For drcalvin, who asked for Puck to visit ancient Rome. Shakespeare-compatible.

Notes:

(See the end of the chapter for notes.)

Chapter Text

He comes to Rome with some British slaves, in the breaking of sandal straps and the souring of goat’s milk; they whisper in their native tongues, northern and southern and western, and they do not dare curse him. You never know who listens in the shadows.

He comes to Rome with a cohort of German auxiliaries, tall blond Marcomanni who find their braids tangled and their weapons dulled while they slept, and who curse the mischievous spirits, but not too loudly and never by moonlight.

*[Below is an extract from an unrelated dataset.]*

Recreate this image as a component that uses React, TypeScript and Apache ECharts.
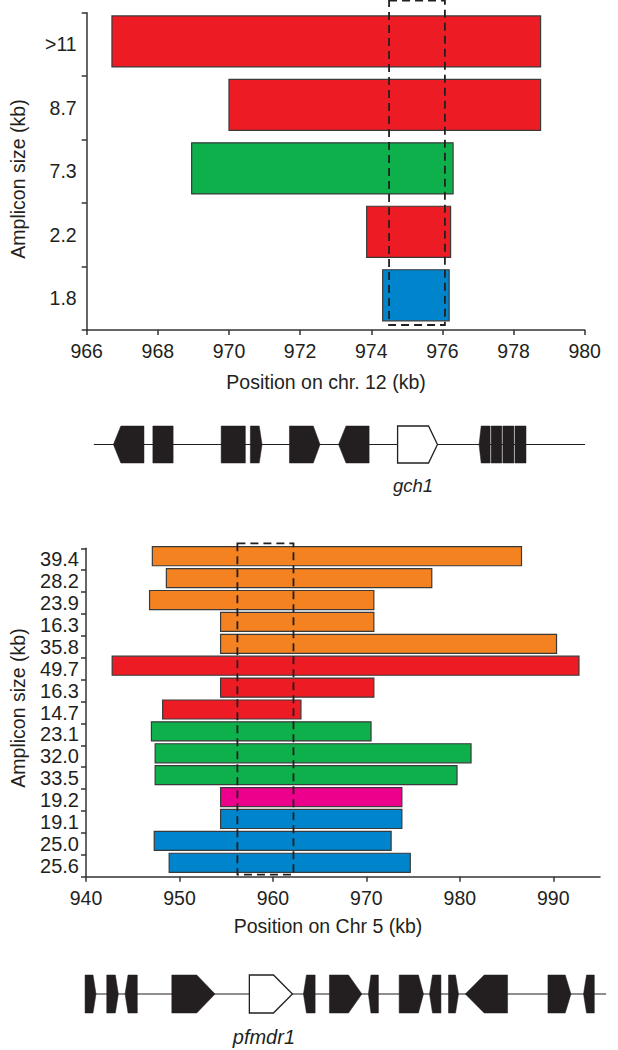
import React, { useEffect, useRef } from "react";
import * as echarts from "echarts";

const FONT = '"Liberation Sans", Arial, Helvetica, sans-serif';
const INK = "#231F20";

const GROUP_COLORS: Record<string, string> = {
  red: "#ED1C24",
  green: "#0DB04B",
  blue: "#0084CB",
  orange: "#F58220",
  magenta: "#EC008C",
};

// ---- Top panel (chr. 12, gch1) ----
const topCategories = [">11", "8.7", "7.3", "2.2", "1.8"];
const topStarts = [966.71, 970.0, 968.95, 973.87, 974.32];
const topEnds = [978.76, 978.76, 976.3, 976.23, 976.19];
const topGroups = ["red", "red", "green", "red", "blue"];
const topBox = [974.5, 976.07];
const topXTicks = [966, 968, 970, 972, 974, 976, 978, 980];

const topGeneStarts = [966.75, 967.86, 969.78, 970.6, 971.7, 973.08, 974.74, 977.03, 977.37, 977.7, 978.04];
const topGeneEnds = [967.61, 968.43, 970.46, 970.93, 972.56, 973.94, 975.86, 977.34, 977.67, 978.01, 978.35];
const topGeneStrand = [-1, 0, 0, 1, 1, -1, 1, -1, 0, 0, 0];
const topGeneTip = [0.21, 0, 0, 0.08, 0.19, 0.21, 0.25, 0.06, 0, 0, 0];
const topGeneNames = ["", "", "", "", "", "", "gch1", "", "", "", ""];
const topBackbone = [966.2, 980.01];

// ---- Bottom panel (chr 5, pfmdr1) ----
const bottomCategories = ["39.4", "28.2", "23.9", "16.3", "35.8", "49.7", "16.3", "14.7", "23.1", "32.0", "33.5", "19.2", "19.1", "25.0", "25.6"];
const bottomStarts = [947.1, 948.6, 946.8, 954.4, 954.4, 942.8, 954.4, 948.2, 947.0, 947.4, 947.4, 954.4, 954.4, 947.3, 948.9];
const bottomEnds = [986.6, 977.0, 970.8, 970.8, 990.35, 992.75, 970.8, 963.0, 970.5, 981.2, 979.7, 973.8, 973.8, 972.65, 974.7];
const bottomGroups = ["orange", "orange", "orange", "orange", "orange", "red", "red", "red", "green", "green", "green", "magenta", "blue", "blue", "blue"];
const bottomBox = [956.2, 962.2];
const bottomXTicks = [940, 950, 960, 970, 980, 990];

const bottomGeneStarts = [939.9, 942.22, 944.18, 949.18, 957.48, 963.27, 966.05, 970.22, 973.51, 976.76, 978.79, 980.58, 989.43, 993.24];
const bottomGeneEnds = [941.07, 943.46, 945.49, 953.81, 962.09, 964.52, 969.52, 971.29, 976.11, 977.98, 979.86, 985.11, 991.89, 994.39];
const bottomGeneStrand = [1, 1, -1, 1, 1, -1, 1, -1, 1, -1, 1, -1, 1, -1];
const bottomGeneTip = [0.32, 0.32, 0.32, 1.96, 2.03, 0.32, 1.43, 0.27, 0.54, 0.32, 0.32, 2.03, 0.61, 0.32];
const bottomGeneNames = ["", "", "", "", "pfmdr1", "", "", "", "", "", "", "", "", ""];
const bottomBackbone = [939.9, 995.66];

function barSeries(starts: number[], ends: number[], groups: string[], axisIdx: number, frac: number, offset: number) {
  return {
    type: "custom",
    xAxisIndex: axisIdx,
    yAxisIndex: axisIdx,
    clip: false,
    z: 2,
    encode: { x: [0, 1], y: 2 },
    data: starts.map((s, i) => [s, ends[i], i]),
    renderItem: (params: any, api: any) => {
      const s = api.value(0);
      const e = api.value(1);
      const idx = api.value(2);
      const p1 = api.coord([s, idx]);
      const p2 = api.coord([e, idx]);
      const band = api.size([0, 1])[1];
      const h = band * frac;
      return {
        type: "rect",
        shape: { x: p1[0], y: p1[1] - h / 2 + offset, width: p2[0] - p1[0], height: h },
        style: { fill: GROUP_COLORS[groups[params.dataIndex]], stroke: "#3a3a3a", lineWidth: 1.2 },
      };
    },
  };
}

function boxSeries(box: number[], axisIdx: number, topOff: number, botOff: number) {
  return {
    type: "custom",
    xAxisIndex: axisIdx,
    yAxisIndex: axisIdx,
    clip: false,
    z: 5,
    encode: { x: [0, 1] },
    data: [[box[0], box[1]]],
    renderItem: (params: any, api: any) => {
      const cs = params.coordSys;
      const x1 = api.coord([api.value(0), 0])[0];
      const x2 = api.coord([api.value(1), 0])[0];
      return {
        type: "rect",
        shape: { x: x1, y: cs.y + topOff, width: x2 - x1, height: cs.height - topOff + botOff },
        style: { fill: "none", stroke: INK, lineWidth: 1.8, lineDash: [8, 5] },
      };
    },
  };
}

function backboneSeries(bb: number[], axisIdx: number) {
  return {
    type: "custom",
    xAxisIndex: axisIdx,
    yAxisIndex: axisIdx,
    clip: false,
    z: 1,
    encode: { x: [0, 1] },
    data: [[bb[0], bb[1]]],
    renderItem: (params: any, api: any) => {
      const cs = params.coordSys;
      const x1 = api.coord([api.value(0), 0])[0];
      const x2 = api.coord([api.value(1), 0])[0];
      const cy = cs.y + cs.height / 2;
      return {
        type: "line",
        shape: { x1, y1: cy, x2, y2: cy },
        style: { stroke: INK, lineWidth: 1.2 },
      };
    },
  };
}

function geneSeries(
  starts: number[], ends: number[], strand: number[], tip: number[], names: string[],
  axisIdx: number, labelSize: number, labelDx: number, labelDy: number
) {
  return {
    type: "custom",
    xAxisIndex: axisIdx,
    yAxisIndex: axisIdx,
    clip: false,
    z: 3,
    encode: { x: [0, 1] },
    data: starts.map((s, i) => [s, ends[i], strand[i], tip[i]]),
    renderItem: (params: any, api: any) => {
      const cs = params.coordSys;
      const i = params.dataIndex;
      const x1 = api.coord([api.value(0), 0])[0];
      const x2 = api.coord([api.value(1), 0])[0];
      const dir = api.value(2);
      const t = api.size([api.value(3), 0])[0];
      const top = cs.y;
      const bot = cs.y + cs.height;
      const cy = cs.y + cs.height / 2;
      let pts: number[][];
      if (dir > 0) pts = [[x1, top], [x2 - t, top], [x2, cy], [x2 - t, bot], [x1, bot]];
      else if (dir < 0) pts = [[x1, cy], [x1 + t, top], [x2, top], [x2, bot], [x1 + t, bot]];
      else pts = [[x1, top], [x2, top], [x2, bot], [x1, bot]];
      const named = names[i] !== "";
      const children: any[] = [
        {
          type: "polygon",
          shape: { points: pts },
          style: named ? { fill: "#ffffff", stroke: INK, lineWidth: 1.3 } : { fill: INK, stroke: INK, lineWidth: 0.5 },
        },
      ];
      if (named) {
        children.push({
          type: "text",
          x: (x1 + x2) / 2 + labelDx,
          y: cy + labelDy,
          style: {
            text: names[i],
            fill: INK,
            font: `italic ${labelSize}px ${FONT}`,
            align: "center",
            verticalAlign: "middle",
          },
        });
      }
      return { type: "group", children };
    },
  };
}

const axisLineStyle = { color: "#333333", width: 1.5 };

function App() {
  const ref = useRef<HTMLDivElement>(null);

  useEffect(() => {
    const chart = echarts.init(ref.current!, null, { renderer: "svg" });
    const option: any = {
      animation: false,
      backgroundColor: "#ffffff",
      grid: [
        { left: 86.7, top: 12.7, width: 498, height: 317.3 },
        { left: 86.7, top: 426, width: 498, height: 37 },
        { left: 86, top: 548.3, width: 514, height: 328.4 },
        { left: 86, top: 975, width: 514, height: 38 },
      ],
      xAxis: [
        {
          gridIndex: 0,
          type: "value",
          min: 966,
          max: 980,
          interval: 2,
          axisLine: { show: true, lineStyle: axisLineStyle },
          axisTick: { show: true, length: 5, lineStyle: axisLineStyle, customValues: topXTicks },
          axisLabel: { color: INK, fontSize: 19.5, fontFamily: FONT, margin: 11, customValues: topXTicks },
          splitLine: { show: false },
        },
        { gridIndex: 1, type: "value", min: 966, max: 980, show: false },
        {
          gridIndex: 2,
          type: "value",
          min: 940,
          max: 995,
          interval: 10,
          axisLine: { show: true, lineStyle: axisLineStyle },
          axisTick: { show: true, length: 5, lineStyle: axisLineStyle, customValues: bottomXTicks },
          axisLabel: { color: INK, fontSize: 19.5, fontFamily: FONT, margin: 11, customValues: bottomXTicks },
          splitLine: { show: false },
        },
        { gridIndex: 3, type: "value", min: 940, max: 995, show: false },
      ],
      yAxis: [
        {
          gridIndex: 0,
          type: "category",
          inverse: true,
          data: topCategories,
          axisLine: { show: true, lineStyle: axisLineStyle },
          axisTick: { show: true, length: 5, lineStyle: axisLineStyle },
          axisLabel: { color: INK, fontSize: 19.5, fontFamily: FONT, margin: 10 },
        },
        { gridIndex: 1, type: "value", min: 0, max: 1, show: false },
        {
          gridIndex: 2,
          type: "category",
          inverse: true,
          data: bottomCategories,
          axisLine: { show: true, lineStyle: axisLineStyle },
          axisTick: { show: true, length: 5, lineStyle: axisLineStyle },
          axisLabel: { color: INK, fontSize: 20, fontFamily: FONT, margin: 7, interval: 0 },
        },
        { gridIndex: 3, type: "value", min: 0, max: 1, show: false },
      ],
      graphic: [
        {
          type: "text",
          x: 18,
          y: 179,
          rotation: Math.PI / 2,
          style: { text: "Amplicon size (kb)", fill: INK, font: `19.5px ${FONT}`, align: "center", verticalAlign: "middle" },
        },
        {
          type: "text",
          x: 326,
          y: 382,
          style: { text: "Position on chr. 12 (kb)", fill: INK, font: `19.5px ${FONT}`, align: "center", verticalAlign: "middle" },
        },
        {
          type: "text",
          x: 18,
          y: 708,
          rotation: Math.PI / 2,
          style: { text: "Amplicon size (kb)", fill: INK, font: `19.5px ${FONT}`, align: "center", verticalAlign: "middle" },
        },
        {
          type: "text",
          x: 328,
          y: 926,
          style: { text: "Position on Chr 5 (kb)", fill: INK, font: `19.5px ${FONT}`, align: "center", verticalAlign: "middle" },
        },
      ],
      series: [
        barSeries(topStarts, topEnds, topGroups, 0, 0.805, -3),
        boxSeries(topBox, 0, -12, -5),
        backboneSeries(topBackbone, 1),
        geneSeries(topGeneStarts, topGeneEnds, topGeneStrand, topGeneTip, topGeneNames, 1, 18.5, -4.5, 41),
        barSeries(bottomStarts, bottomEnds, bottomGroups, 2, 0.87, -3),
        boxSeries(bottomBox, 2, -5, -2),
        backboneSeries(bottomBackbone, 3),
        geneSeries(bottomGeneStarts, bottomGeneEnds, bottomGeneStrand, bottomGeneTip, bottomGeneNames, 3, 20, -7, 43),
      ],
    };
    chart.setOption(option);
    return () => chart.dispose();
  }, []);

  return <div ref={ref} style={{ position: "absolute", left: 0, top: 0, width: 618, height: 1050 }} />;
}

export default App;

He comes to Rome by every road, with every conquered people, a thorn in every foot and a burr under every saddle. He skims the milk and molds the bread, rots the garum (can any tell the difference? the slaves ask, but not where their masters can hear), rusts hobnails and shield bosses, cracks tile, slips rings from the fingers of bathers, yanks hounds’ tails, wakes sleeping babes to crying. Never-sleeping Rome is rich sport for a spirit like him.

He is a pest, a curse, their pucca, their puk, but he is theirs. Sometimes when a British girl weeps, heart-thin and exhausted and afraid she will be beaten if her sewing is not done by morning, she will fall asleep and wake to find it done, stitched by a needle finer and sharper than iron could make. Sometimes when a young soldier is afraid, wet and cold and far from his mother’s hearth, he will find in his bowl a barley cake, still hot from the ashes and dripping with honey.

They leave him cups of milk and smooth stones, crusts of bread and little hard apples. Perhaps it is only animals that take the food, crows the stones. But it is better to leave them, better to be the lonely spirit’s friend than his enemy.

Notes:

Apologies for extremely dodgy linguistics - Puck probably only dates from the 14th century, etymologically.